THE BLACK DEATH IN RECENT HISTORIOGRAPHY

It was towards the end of 1969, in the same year that Philip Ziegler’s The Black Death was first published, that the influential French journal Annales: Economies Sociétés Civilisations included a substantial section on ‘Maladies et Mort’, introduced by a survey article by Jean-Noël Biraben and Jacques Le Goff on ‘La Peste dans le Haut Moyen Age’ (pp. 1484–1510). And there then followed a similar concentration on death-related themes in the Revue du Nord for 1983, where Walter Prevenier and other Low Countries specialists – starting with Prevenier’s own paper on ‘La démographie des villes du comté de Flandre aux xiii eet xiv esiècles’ (pp. 255–75) – discussed the comparable experience of the North-West. In the interval, Dr Biraben had presented what is still the most extended historical analysis of the West European plague in his Les hommes et la peste en France et dans les pays européens et mediterranéens (Paris, 1976), and Michael Dols’s valuable study of The Black Death in the Middle East (Princeton, 1977) had been published. More recently, Ole Jorgen Benedictow’s book on Plague in the Late Medieval Nordic Countries (Oslo, 1993) has covered the same ground for Iceland, Scandinavia and Northern Germany. Each of these books contains a comprehensive bibliography of the literature on plague in many languages. What follows is a bibliographical essay on the post-1969 English-language works which may be of interest to new readers of Ziegler’s classic.
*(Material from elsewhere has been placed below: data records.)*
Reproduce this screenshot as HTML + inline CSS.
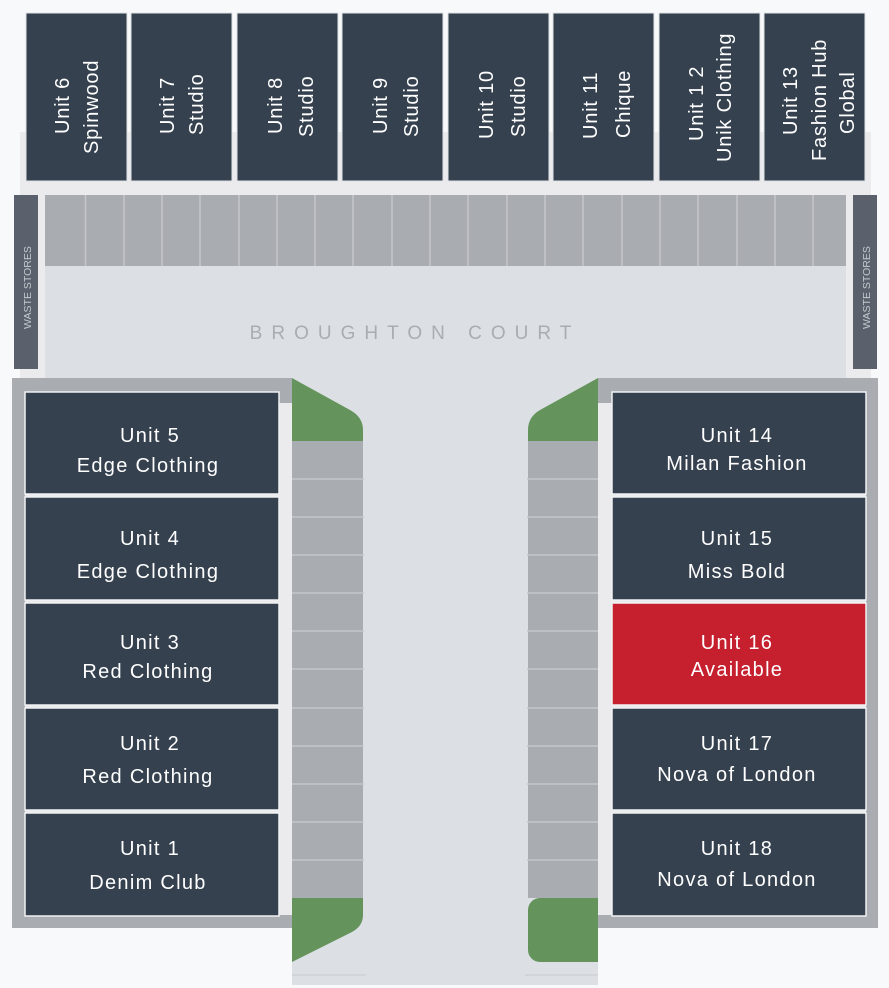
<!DOCTYPE html>
<html><head><style>html,body{margin:0;padding:0;background:#f8f9fb}svg{display:block}</style></head><body>
<svg width="889" height="988" viewBox="0 0 889 988" xmlns="http://www.w3.org/2000/svg" font-family="'Liberation Sans',sans-serif">
<rect width="889" height="988" fill="#f8f9fb"/>
<rect x="20" y="132" width="851" height="246" fill="#ebebed"/>
<g fill="#35414f" stroke="#dfe2e6" stroke-width="1">
<rect x="26" y="13" width="101" height="168"/><rect x="131" y="13" width="101" height="168"/>
<rect x="237" y="13" width="101" height="168"/><rect x="342" y="13" width="101" height="168"/>
<rect x="448" y="13" width="101" height="168"/><rect x="553" y="13" width="101" height="168"/>
<rect x="659" y="13" width="101" height="168"/><rect x="764" y="13" width="101" height="168"/>
</g>
<g fill="#fff" font-size="20" letter-spacing="0.8">
<text transform="translate(69,134) rotate(-90)">Unit 6</text><text transform="translate(98,154) rotate(-90)">Spinwood</text>
<text transform="translate(174,134) rotate(-90)">Unit 7</text><text transform="translate(203,135) rotate(-90)">Studio</text>
<text transform="translate(282,134) rotate(-90)">Unit 8</text><text transform="translate(313,137) rotate(-90)">Studio</text>
<text transform="translate(387,134) rotate(-90)">Unit 9</text><text transform="translate(418,137) rotate(-90)">Studio</text>
<text transform="translate(493,139) rotate(-90)">Unit 10</text><text transform="translate(525,137) rotate(-90)">Studio</text>
<text transform="translate(597,139) rotate(-90)">Unit 11</text><text transform="translate(630,138) rotate(-90)">Chique</text>
<text transform="translate(703,141) rotate(-90)">Unit 1 2</text><text transform="translate(731,162) rotate(-90)">Unik Clothing</text>
<text transform="translate(797,135) rotate(-90)">Unit 13</text><text transform="translate(826,161) rotate(-90)">Fashion Hub</text><text transform="translate(854,134) rotate(-90)">Global</text>
</g>
<rect x="14" y="195" width="24" height="174" fill="#5a616c"/>
<rect x="853" y="195" width="24" height="174" fill="#5a616c"/>
<text transform="translate(31,329) rotate(-90)" fill="#c5c9ce" font-size="10.5">WASTE STORES</text>
<text transform="translate(870,329) rotate(-90)" fill="#c5c9ce" font-size="10.5">WASTE STORES</text>
<rect x="45" y="195" width="801" height="71" fill="#a9acb0"/>
<g stroke="#c4c7cb" stroke-width="1.5">
<line x1="85.5" y1="195" x2="85.5" y2="266"/><line x1="124" y1="195" x2="124" y2="266"/><line x1="162" y1="195" x2="162" y2="266"/><line x1="200" y1="195" x2="200" y2="266"/><line x1="239" y1="195" x2="239" y2="266"/><line x1="277" y1="195" x2="277" y2="266"/><line x1="315" y1="195" x2="315" y2="266"/><line x1="353" y1="195" x2="353" y2="266"/><line x1="392" y1="195" x2="392" y2="266"/><line x1="430" y1="195" x2="430" y2="266"/><line x1="468" y1="195" x2="468" y2="266"/><line x1="507" y1="195" x2="507" y2="266"/><line x1="545" y1="195" x2="545" y2="266"/><line x1="583" y1="195" x2="583" y2="266"/><line x1="622" y1="195" x2="622" y2="266"/><line x1="660" y1="195" x2="660" y2="266"/><line x1="698" y1="195" x2="698" y2="266"/><line x1="737" y1="195" x2="737" y2="266"/><line x1="775" y1="195" x2="775" y2="266"/><line x1="813" y1="195" x2="813" y2="266"/>
</g>
<rect x="45" y="266" width="801" height="112" fill="#dce0e4"/>
<rect x="292" y="378" width="306" height="607" fill="#dce0e4"/>
<line x1="292" y1="975" x2="366" y2="975" stroke="#cdd0d4" stroke-width="1.5"/>
<line x1="525" y1="975" x2="598" y2="975" stroke="#cdd0d4" stroke-width="1.5"/>
<text x="415" y="339" fill="#a9acb0" font-size="19" text-anchor="middle" letter-spacing="9">BROUGHTON COURT</text>
<rect x="12" y="378" width="280" height="550" fill="#a9acb0"/>
<rect x="25" y="403" width="267" height="512" fill="#ebebed"/>
<rect x="598" y="378" width="280" height="550" fill="#a9acb0"/>
<rect x="598" y="403" width="268" height="512" fill="#ebebed"/>
<rect x="292" y="441" width="71" height="457" fill="#a9acb0"/>
<rect x="528" y="441" width="70" height="457" fill="#a9acb0"/>
<g stroke="#c4c7cb" stroke-width="1.5">
<line x1="292" y1="479" x2="364" y2="479"/><line x1="292" y1="517" x2="364" y2="517"/><line x1="292" y1="555" x2="364" y2="555"/><line x1="292" y1="593" x2="364" y2="593"/><line x1="292" y1="631" x2="364" y2="631"/><line x1="292" y1="669" x2="364" y2="669"/><line x1="292" y1="708" x2="364" y2="708"/><line x1="292" y1="746" x2="364" y2="746"/><line x1="292" y1="784" x2="364" y2="784"/><line x1="292" y1="822" x2="364" y2="822"/><line x1="292" y1="860" x2="364" y2="860"/>
<line x1="527" y1="479" x2="598" y2="479"/><line x1="527" y1="517" x2="598" y2="517"/><line x1="527" y1="555" x2="598" y2="555"/><line x1="527" y1="593" x2="598" y2="593"/><line x1="527" y1="631" x2="598" y2="631"/><line x1="527" y1="669" x2="598" y2="669"/><line x1="527" y1="708" x2="598" y2="708"/><line x1="527" y1="746" x2="598" y2="746"/><line x1="527" y1="784" x2="598" y2="784"/><line x1="527" y1="822" x2="598" y2="822"/><line x1="527" y1="860" x2="598" y2="860"/>
</g>
<g fill="#65935c">
<path d="M292 378 L350 410 Q363 417 363 430 L363 441 L292 441 Z"/>
<path d="M598 378 L540 410 Q528 417 528 430 L528 441 L598 441 Z"/>
<path d="M292 898 L363 898 L363 915 Q363 926 352 932 L292 962 Z"/>
<rect x="528" y="898" width="70" height="64" rx="12"/>
<rect x="586" y="898" width="12" height="64"/>
</g>
<g stroke="#f0f1f3" stroke-width="1.5">
<rect x="25" y="392" width="254" height="102" fill="#35414f"/>
<rect x="25" y="497" width="254" height="103" fill="#35414f"/>
<rect x="25" y="603" width="254" height="102" fill="#35414f"/>
<rect x="25" y="708" width="254" height="102" fill="#35414f"/>
<rect x="25" y="813" width="254" height="103" fill="#35414f"/>
<rect x="612" y="392" width="254" height="102" fill="#35414f"/>
<rect x="612" y="497" width="254" height="103" fill="#35414f"/>
<rect x="612" y="603" width="254" height="102" fill="#c6202f"/>
<rect x="612" y="708" width="254" height="102" fill="#35414f"/>
<rect x="612" y="813" width="254" height="103" fill="#35414f"/>
</g>
<g fill="#fff" font-size="20" text-anchor="middle" letter-spacing="1.3">
<text x="150" y="442">Unit  5</text><text x="148" y="472">Edge Clothing</text>
<text x="150" y="545">Unit  4</text><text x="148" y="578">Edge Clothing</text>
<text x="150" y="649">Unit  3</text><text x="148" y="678">Red Clothing</text>
<text x="150" y="750">Unit  2</text><text x="148" y="783">Red Clothing</text>
<text x="150" y="855">Unit  1</text><text x="148" y="889">Denim Club</text>
<text x="737" y="442">Unit  14</text><text x="737" y="470">Milan Fashion</text>
<text x="737" y="545">Unit  15</text><text x="737" y="578">Miss Bold</text>
<text x="737" y="649">Unit  16</text><text x="737" y="676">Available</text>
<text x="737" y="750">Unit  17</text><text x="737" y="781">Nova of London</text>
<text x="737" y="855">Unit  18</text><text x="737" y="886">Nova of London</text>
</g>
</svg>
</body></html>
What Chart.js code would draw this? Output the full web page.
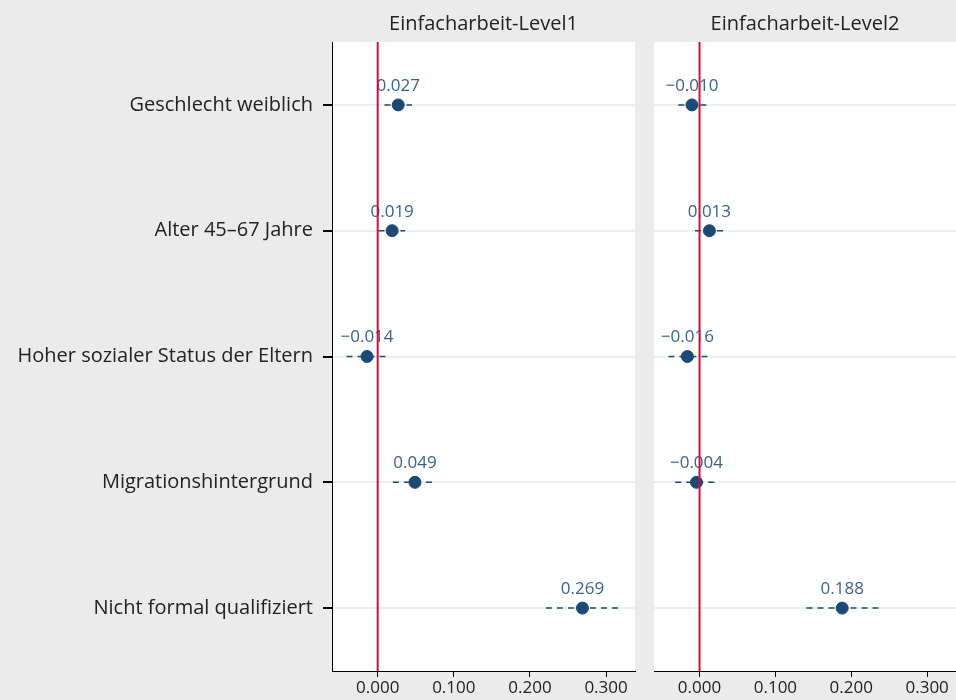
<!DOCTYPE html>
<html>
<head>
<meta charset="utf-8">
<script src="https://cdn.jsdelivr.net/npm/chart.js@4/dist/chart.umd.min.js"></script>
<style>
  html, body { margin: 0; padding: 0; background: #ebebeb; overflow: hidden; }
  body { width: 956px; height: 700px; position: relative; }
  .panel { position: absolute; top: 0; height: 700px; }
</style>
</head>
<body>
<div class="panel" style="left:0; width:640px;"><canvas id="level1"></canvas></div>
<div class="panel" style="left:654px; width:302px;"><canvas id="level2"></canvas></div>
<script>
// categories, top to bottom
var categories = [
  'Geschlecht weiblich',
  'Alter 45\u201367 Jahre',
  'Hoher sozialer Status der Eltern',
  'Migrationshintergrund',
  'Nicht formal qualifiziert'
];

// Einfacharbeit-Level1: estimates and confidence bounds
var level1Est = [0.027, 0.019, -0.014, 0.049, 0.269];
var level1Lo  = [0.009, 0.001, -0.041, 0.020, 0.221];
var level1Hi  = [0.045, 0.036,  0.011, 0.073, 0.321];

// Einfacharbeit-Level2
var level2Est = [-0.010, 0.013, -0.016, -0.004, 0.188];
var level2Lo  = [-0.028, -0.006, -0.041, -0.032, 0.141];
var level2Hi  = [ 0.009,  0.032,  0.011,  0.022, 0.236];

var xTicks = [0, 0.1, 0.2, 0.3];
var xMin = -0.06;
var xMax = 0.338;

(function() {
  'use strict';

  var FONT = '"Open Sans", "Noto Sans", sans-serif';
  var NAVY = '#1b4a74';
  var LABEL = '#3a628c';
  var RED = '#d0103a';

  function fmt(v) {
    var s = Math.abs(v).toFixed(3);
    return v < 0 ? '\u2212' + s : s;
  }

  // white plot area, panel title, value labels, zero line
  var panelPlugin = {
    id: 'panel',
    beforeDraw: function(chart) {
      var a = chart.chartArea, ctx = chart.ctx;
      ctx.save();
      ctx.fillStyle = '#ffffff';
      ctx.fillRect(a.left, a.top, a.right - a.left, a.bottom - a.top);
      ctx.fillStyle = '#222222';
      ctx.font = '20px ' + FONT;
      ctx.textAlign = 'center';
      ctx.textBaseline = 'middle';
      ctx.fillText(chart.options.plugins.panel.title, (a.left + a.right) / 2, 24);
      ctx.restore();
    },
    afterDatasetsDraw: function(chart) {
      var a = chart.chartArea, ctx = chart.ctx;
      var meta = chart.getDatasetMeta(0);
      var vals = chart.data.datasets[0].data;
      ctx.save();
      ctx.fillStyle = LABEL;
      ctx.font = '17px ' + FONT;
      ctx.textAlign = 'center';
      ctx.textBaseline = 'middle';
      meta.data.forEach(function(pt, i) {
        ctx.fillText(fmt(vals[i].x), pt.x, pt.y - 19);
      });
      var x0 = chart.scales.x.getPixelForValue(0);
      ctx.strokeStyle = RED;
      ctx.lineWidth = 2;
      ctx.beginPath();
      ctx.moveTo(x0, a.top);
      ctx.lineTo(x0, a.bottom);
      ctx.stroke();
      ctx.restore();
    }
  };

  function makeChart(id, title, est, lo, hi, showLabels) {
    var datasets = [{
      data: est.map(function(v, i) { return { x: v, y: categories[i] }; }),
      backgroundColor: NAVY,
      borderColor: NAVY,
      pointRadius: 6,
      order: 0
    }];
    categories.forEach(function(c, i) {
      datasets.push({
        data: [{ x: lo[i], y: c }, { x: hi[i], y: c }],
        showLine: true,
        borderColor: NAVY,
        borderWidth: 1.5,
        borderDash: [6, 5],
        pointRadius: 0,
        order: 1
      });
    });

    new Chart(document.getElementById(id).getContext('2d'), {
      type: 'scatter',
      data: { datasets: datasets },
      options: {
        responsive: true,
        maintainAspectRatio: false,
        animation: false,
        layout: {
          autoPadding: false,
          padding: { top: 42, right: showLabels ? 5 : 0, left: 0, bottom: 0 }
        },
        plugins: {
          legend: { display: false },
          tooltip: { enabled: false },
          panel: { title: title }
        },
        scales: {
          x: {
            type: 'linear',
            min: xMin,
            max: xMax,
            afterBuildTicks: function(s) {
              s.ticks = xTicks.map(function(v) { return { value: v }; });
            },
            afterFit: function(s) { s.height = 29; },
            grid: { drawOnChartArea: false, drawTicks: true, tickLength: 6, tickColor: '#000000' },
            border: { display: true, color: '#000000', width: 1 },
            ticks: {
              padding: 1,
              color: '#222222',
              font: { family: FONT, size: 17 },
              maxRotation: 0,
              callback: function(v) { return fmt(v); }
            }
          },
          y: {
            type: 'category',
            labels: categories,
            offset: true,
            afterFit: function(s) { s.width = showLabels ? 332 : 0; },
            grid: {
              color: '#e9eff3',
              lineWidth: 2,
              drawTicks: showLabels,
              tickLength: 9,
              tickColor: '#000000',
              offset: false
            },
            border: { display: showLabels, color: '#000000', width: 1 },
            ticks: {
              display: showLabels,
              padding: 10,
              color: '#222222',
              font: { family: FONT, size: 20 }
            }
          }
        }
      },
      plugins: [panelPlugin]
    });
  }

  makeChart('level1', 'Einfacharbeit-Level1', level1Est, level1Lo, level1Hi, true);
  makeChart('level2', 'Einfacharbeit-Level2', level2Est, level2Lo, level2Hi, false);
})();
</script>
</body>
</html>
The argument about the nature and origins of bubonic plague continues. There have been revisionary books by J. F. D. Shrewsbury, A History of the Bubonic Plague in the British Isles (Cambridge, 1970) and Graham Twigg, The Black Death: a biological reappraisal (London, 1984). And almost everybody now agrees that plague was not the only – nor even (on many occasions) the major – killer in the late-medieval and early-modern West. Robert S. Gottfried reviewed other infections but still gave pride-of-place to plague in his Epidemic Disease in Fifteenth-Century England, The medical response and the demographic consequences (Leicester, 1978), then following that work with a general book on The Black Death. Natural and human disaster in medieval Europe (London, 1983). But smallpox, influenza and typhus earn a more prominent place in Ann G. Carmichael’s Plague and the Poor in Renaissance Florence (Cambridge, 1986), as they do again, with particular emphasis on malaria, in Mary J. Dobson’s Contours of Death and Disease in Early Modern England (Cambridge, 1997). For that later period, see also Paul Slack’s The Impact of Plague in Tudor and Stuart England (London, 1985), and the collected essays in The Plague Reconsidered. A new look at its origins and effects in 16 thand 17 thcentury England, ed. Paul Slack (Local Population Studies supplement, 1977), and in Health, Medicine and Mortality in the Sixteenth Century, ed. Charles Webster (Cambridge, 1979). Other collections of essays include The Black Death. The impact of the fourteenth-century plague, ed. D. Williman (Binghamton, 1982), and Life and Death in Fifteenth-Century Florence, eds. Marcel Tetel, Ronald G. Witt and Rona Goffen (Durham N. C., 1989). And contemporary descriptions of the plague, many in translation for the first time, have recently been collected by Rosemary Horrox, The Black Death (Manchester, 1994), in a useful volume of sources.